Sustainable Food Practices

 

A systemic analysis of Luxembourg’s dynamic foodscape

Contemporary food systems in developed countries have proven to be largely unsustainable: apart from providing food security and food safety to their national populations, they entail considerable negative environmental and health externalities, fail to address rural poverty throughout the world and create and foster power imbalances in food chains, and social injustice on different levels (De Schutter, 2017). In Europe, the food sector arises to one fifth of climate change, but is comparably less researched than other alleged factors, especially in its socio-cultural dimensions. Luxembourg’s food practices have in comparison to other post-industrial countries a particular unfavourable environmental balance and contribute to an ecologically and socially unsustainable global food system (see Feyder, 2014).

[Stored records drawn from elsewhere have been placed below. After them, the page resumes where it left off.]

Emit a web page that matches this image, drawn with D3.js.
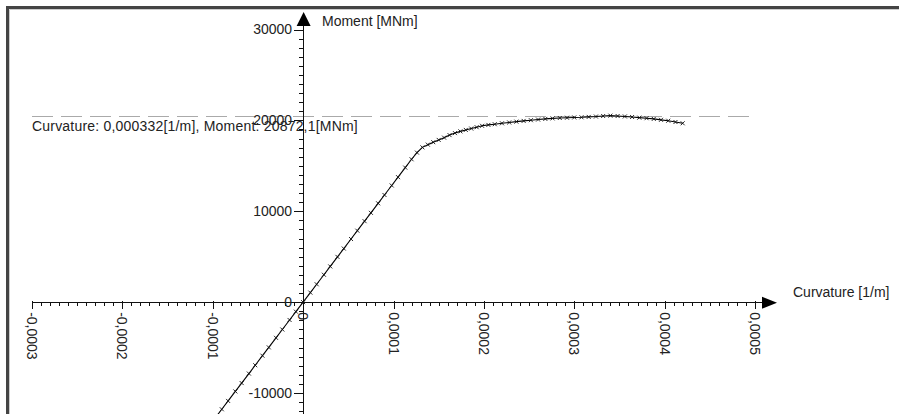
<!DOCTYPE html>
<html><head><meta charset="utf-8">
<script src="https://cdn.jsdelivr.net/npm/d3@7"></script>
<style>
html,body{margin:0;padding:0;background:#fff;overflow:hidden;}
text{font-family:"Liberation Sans",Arial,sans-serif;font-size:14px;fill:#222;}
</style></head>
<body>
<svg id="c" width="899" height="414"></svg>
<script>
// Data
const curvature = [-0.000098,-0.000090,-0.000083,-0.000075,-0.000068,-0.000060,-0.000053,-0.000045,-0.000038,-0.000030,-0.000023,-0.000015,-0.000008,0,
 0.000008,0.000015,0.000023,0.000030,0.000038,0.000045,0.000053,0.000060,0.000068,0.000075,0.000083,0.000090,0.000098,0.000105,0.000113,0.000120,0.000126,0.000132,
 0.000138,0.000144,0.000150,0.000156,0.000162,0.000168,0.000174,0.000180,0.000186,0.000192,0.000198,0.000205,0.000212,0.000220,0.000228,0.000236,0.000244,0.000252,
 0.000260,0.000268,0.000276,0.000284,0.000292,0.000300,0.000308,0.000316,0.000324,0.000332,0.000340,0.000348,0.000356,0.000364,0.000372,0.000380,0.000388,0.000396,
 0.000404,0.000412,0.000420];
const moment = [-12838,-11790,-10873,-9825,-8908,-7860,-6943,-5895,-4978,-3930,-3013,-1965,-1048,0,
 1048,1965,3013,3930,4978,5895,6943,7860,8908,9825,10873,11790,12838,13755,14803,15720,16450,17030,
 17330,17600,17850,18100,18380,18600,18790,18950,19100,19250,19400,19500,19580,19680,19770,19860,19940,20020,
 20090,20160,20220,20260,20290,20320,20340,20380,20420,20480,20520,20480,20430,20370,20300,20240,20160,20060,
 19960,19820,19680];
const xTickValues = [-0.0003,-0.0002,-0.0001,0,0.0001,0.0002,0.0003,0.0004,0.0005];
const yTickValues = [-10000,0,10000,20000,30000];
const refMoment = 20480;
const xTitle = "Curvature [1/m]";
const yTitle = "Moment [MNm]";
const cursorText = "Curvature: 0,000332[1/m], Moment: 20872,1[MNm]";

const svg = d3.select("#c");
const x = d3.scaleLinear().domain([-0.0003,0.0005]).range([32,755]);
const y = d3.scaleLinear().domain([-10000,30000]).range([393,29.5]);
const x0 = x(0), y0 = y(0);

// frame
svg.append("path").attr("d","M7.5,1000V7.5H1000").attr("fill","none").attr("stroke","#444").attr("stroke-width",3);
svg.append("path").attr("d","M9.5,1000V9.5H1000").attr("fill","none").attr("stroke","#ccc").attr("stroke-width",1);

// reference dashed line
svg.append("line").attr("x1",x(-0.0003)).attr("x2",757).attr("y1",Math.round(y(refMoment))+0.5).attr("y2",Math.round(y(refMoment))+0.5)
  .attr("stroke","#aaa").attr("stroke-width",1).attr("stroke-dasharray","21,8");

// x axis
const fmt = v => v===0 ? "0" : v.toFixed(4).replace(".",",");
const gx = svg.append("g");
gx.append("line").attr("x1",x(-0.0003)).attr("x2",770).attr("y1",Math.round(y0)+0.5).attr("y2",Math.round(y0)+0.5).attr("stroke","#111");
const xMinor = d3.range(-30,51).map(i=>i*0.00001);
gx.selectAll("line.mi").data(xMinor).join("line").attr("class","mi")
  .attr("x1",d=>Math.round(x(d))+0.5).attr("x2",d=>Math.round(x(d))+0.5)
  .attr("y1",Math.round(y0)).attr("y2",Math.round(y0)+4).attr("stroke","#111");
gx.selectAll("line.ma").data(xTickValues).join("line").attr("class","ma")
  .attr("x1",d=>Math.round(x(d))+0.5).attr("x2",d=>Math.round(x(d))+0.5)
  .attr("y1",Math.round(y0)-1).attr("y2",Math.round(y0)+7).attr("stroke","#111");
gx.selectAll("text").data(xTickValues).join("text")
  .attr("transform",d=>`translate(${x(d)},${y0+10}) rotate(90)`)
  .attr("dy","0.35em").attr("text-anchor","start").text(fmt);
svg.append("path").attr("d",`M${x(0.0005)+22},${y0+0.5}L${x(0.0005)+7},${y0-5.5}L${x(0.0005)+7},${y0+6.5}Z`).attr("fill","#000");
svg.append("text").attr("x",793).attr("y",y0-5).text(xTitle);

// y axis
const gy = svg.append("g");
gy.append("line").attr("x1",Math.round(x0)+0.5).attr("x2",Math.round(x0)+0.5).attr("y1",20).attr("y2",414).attr("stroke","#111");
const yMinor = d3.range(-12,31).map(i=>i*1000);
gy.selectAll("line.mi").data(yMinor).join("line").attr("class","mi")
  .attr("x1",Math.round(x0)-4).attr("x2",Math.round(x0))
  .attr("y1",d=>Math.round(y(d))+0.5).attr("y2",d=>Math.round(y(d))+0.5).attr("stroke","#111");
gy.selectAll("line.ma").data(yTickValues).join("line").attr("class","ma")
  .attr("x1",Math.round(x0)-9).attr("x2",Math.round(x0)+1)
  .attr("y1",d=>Math.round(y(d))+0.5).attr("y2",d=>Math.round(y(d))+0.5).attr("stroke","#111");
gy.selectAll("text").data(yTickValues).join("text")
  .attr("x",x0-11).attr("y",d=>y(d)).attr("dy","0.35em").attr("text-anchor","end").text(d=>String(d));
svg.append("path").attr("d",`M${x0+0.5},12L${x0+7.5},26L${x0-6.5},26Z`).attr("fill","#000");
svg.append("text").attr("x",322).attr("y",26).text(yTitle);

// curve
const pts = curvature.map((c,i)=>[c,moment[i]]);
svg.append("path").datum(pts).attr("fill","none").attr("stroke","#000").attr("stroke-width",1.1)
  .attr("d",d3.line().x(d=>x(d[0])).y(d=>y(d[1])));
svg.selectAll("path.mk").data(pts).join("path").attr("class","mk")
  .attr("transform",d=>`translate(${x(d[0])},${y(d[1])})`)
  .attr("d","M-2,-2L2,2M-2,2L2,-2").attr("stroke","#111").attr("stroke-width",0.9);

// cursor readout
svg.append("text").attr("x",32).attr("y",131).attr("letter-spacing","0.2px").text(cursorText);
</script>
</body></html>
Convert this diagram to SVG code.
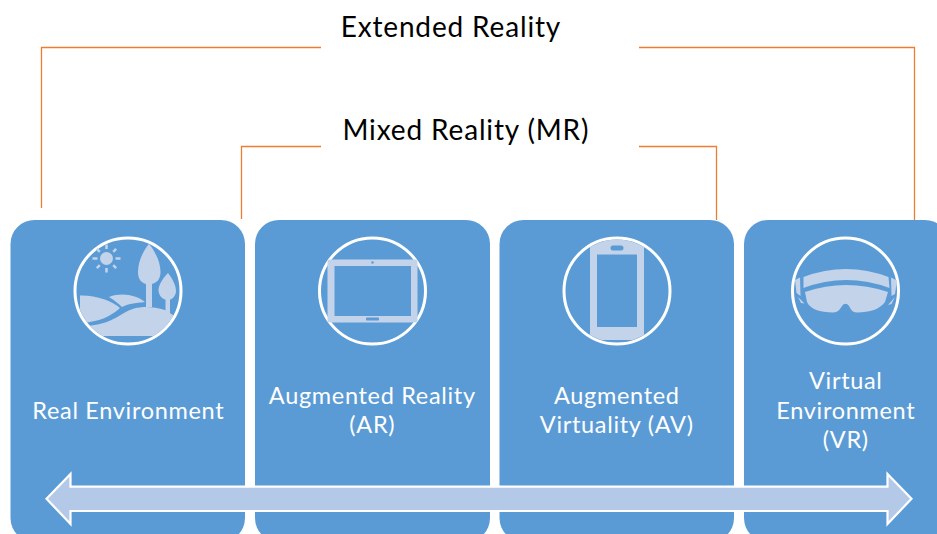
<svg xmlns="http://www.w3.org/2000/svg" width="937" height="534" viewBox="0 0 937 534">
<defs>
<clipPath id="c1"><circle cx="128" cy="291" r="51.500"/></clipPath>
<clipPath id="c3"><circle cx="617" cy="291" r="51.500"/></clipPath>
</defs>
<style>
.card{fill:#5b9bd5}
.ring{fill:none;stroke:#fff;stroke-width:3}
.ico{fill:#c3d3ea}
.cut{fill:#5b9bd5}
.lbl{font-family:"Lato","Liberation Sans",sans-serif;font-size:23.500px;letter-spacing:.68px;fill:#fff;text-anchor:middle}
.ttl{font-family:"Lato","Liberation Sans",sans-serif;font-size:28px;letter-spacing:.85px;fill:#000;text-anchor:middle}
.wire{fill:none;stroke:#ed7d31;stroke-width:1.300}
</style>
<rect width="937" height="534" fill="#fff"/>
<g id="connectors">
<path class="wire" d="M41.500 208V47.500H321"/>
<path class="wire" d="M639 47.500H914.500V220"/>
<path class="wire" d="M241.500 219V146.500H321"/>
<path class="wire" d="M639 146.500H716.500V220"/>
</g>
<g id="title-xr"><text class="ttl" x="450.900" y="36.500">Extended Reality</text></g>
<g id="title-mr"><text class="ttl" x="465.900" y="139.500">Mixed Reality (MR)</text></g>
<g id="real-environment">
<rect class="card" x="10.500" y="220" width="234.500" height="322" rx="24"/>
<circle class="ring" cx="128" cy="291" r="53"/>
<circle class="ico" cx="106.500" cy="258.500" r="6.500"/>
<path d="M106.500 244.500v4.500M106.500 268v4.500M92.500 258.500h5M115.500 258.500h5M96.800 248.800l3 3M113.200 265.200l3 3M116.200 248.800l-3 3M99.800 265.200l-3 3" stroke="#c3d3ea" stroke-width="2.500" fill="none"/>
<path class="ico" d="M149 244C155 251 160.500 262 160.500 272C160.500 280 156 283 152 284V307H146V284C142 283 138 280 138 272C138 262 143 251 149 244Z"/>
<path class="ico" d="M168 273C172 278 176 285 176 291C176 295 173 299 170 299.500V313H165.500V299.500C162 299 158.500 295 158.500 290C158.500 285 163 278 168 273Z"/>
<g clip-path="url(#c1)">
<path class="ico" d="M80 295.500C96 295 112 301 120 308C111 316 100 322 80 323Z"/>
<path class="ico" d="M109 297C122 292 136 295 145 302C135 303 128 304 122 307C118 303 114 300 109 297Z"/>
<path class="ico" d="M80 326C102 326 113 320 124 313C134 306 150 305 165 310L176 317V336H80Z"/>
</g>
<text class="lbl" x="128.300" y="419">Real Environment</text>
</g>
<g id="augmented-reality">
<rect class="card" x="255" y="220" width="235" height="322" rx="24"/>
<circle class="ring" cx="372.500" cy="291" r="53"/>
<path class="ico" fill-rule="evenodd" d="M330 259.500H415Q417.500 259.500 417.500 262V320Q417.500 322.500 415 322.500H330Q327.500 322.500 327.500 320V262Q327.500 259.500 330 259.500ZM334.500 266V316H411V266Z"/>
<circle class="cut" cx="372.500" cy="262.500" r="1.200"/>
<rect class="cut" x="366" y="317.500" width="13" height="3" rx="1"/>
<text class="lbl" x="372.300" y="404">Augmented Reality</text>
<text class="lbl" x="372.300" y="433">(AR)</text>
</g>
<g id="augmented-virtuality">
<rect class="card" x="499.500" y="220" width="234.500" height="322" rx="24"/>
<circle class="ring" cx="617" cy="291" r="53"/>
<path class="ico" fill-rule="evenodd" clip-path="url(#c3)" d="M590 235H644V340H590ZM597 254.500V327H637V254.500Z"/>
<rect class="cut" x="610.500" y="245.500" width="13" height="5" rx="2.500"/>
<text class="lbl" x="616.800" y="404">Augmented</text>
<text class="lbl" x="616.800" y="433">Virtuality (AV)</text>
</g>
<g id="virtual-environment">
<rect class="card" x="744" y="220" width="205" height="322" rx="24"/>
<circle class="ring" cx="845.500" cy="291" r="53"/>
<path class="ico" d="M803.500 277Q846 261 888.500 277L889.500 288Q846 272 803.500 288Z"/>
<path class="ico" d="M805 292Q846 278 888 292L885 302C880 309 870 312.500 857 312.500C852 312.500 851 309 849 306C847 303 844 303 842 306C840 309 838 312.500 833 312.500C820 312.500 810 309 807 302Z"/>
<path class="ico" d="M795 280L800 277.500L800.500 296L796.500 293Z"/>
<path class="ico" d="M891 277.500L897 280.500L895 294L891.500 296Z"/>
<path class="ico" d="M798 297L804.500 303.500L801 303Z"/>
<path class="ico" d="M895 297L888 305L891.500 304Z"/>
<text class="lbl" x="845.800" y="389">Virtual</text>
<text class="lbl" x="845.800" y="419">Environment</text>
<text class="lbl" x="845.800" y="448">(VR)</text>
</g>
<g id="spectrum-arrow">
<path d="M46.500 498.700L70.500 474V486.700H887.500V474L911.500 498.700L887.500 524V511H70.500V524Z" fill="#b4c9e7" stroke="#fff" stroke-width="2.200"/>
</g>
</svg>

Given these facts, the research project “Sustainable Food Practices” consists in researching the transition processes towards a more sustainable food system and culture as well as their potential optimisation, by focusing on the involved actors from the four interdependent spheres of governance, production, diffusion and consumption – both at established mainstream-level and in innovative niches. The aim is to document, accompany and foster sustainable changes of practices that would have a positive effect on the national climate and energy efficiency as well as on social and environmental justice. We analyse social practices that have a favourable or unfavourable influence on Luxembourg’s food transition, with a particular sensitivity for social inequalities and everyday subjectivations. Such a praxeological approach permits to scrutinise the conscious decisions, negotiation positions and argumentations of the respective system members within their socio-cultural embedding. The in-depth understanding of chances and challenges as well as the barriers within the food transition is a suitable tool to help overcome lock-in situations and ultimately contribute to enhance political, economic, ecological and societal consolidations.

Ultimately, the aim of this research design is to strengthen sustainable perceptions and practices in the foodscape by a socio-cultural analysis of the respective reasons, challenges and negotiations of the involved actors. It is assigning itself to the task of sensitizing politics and society for the global consequences of our collective food practices, by both researching and enhancing such transition processes, according to the claim of transformative research.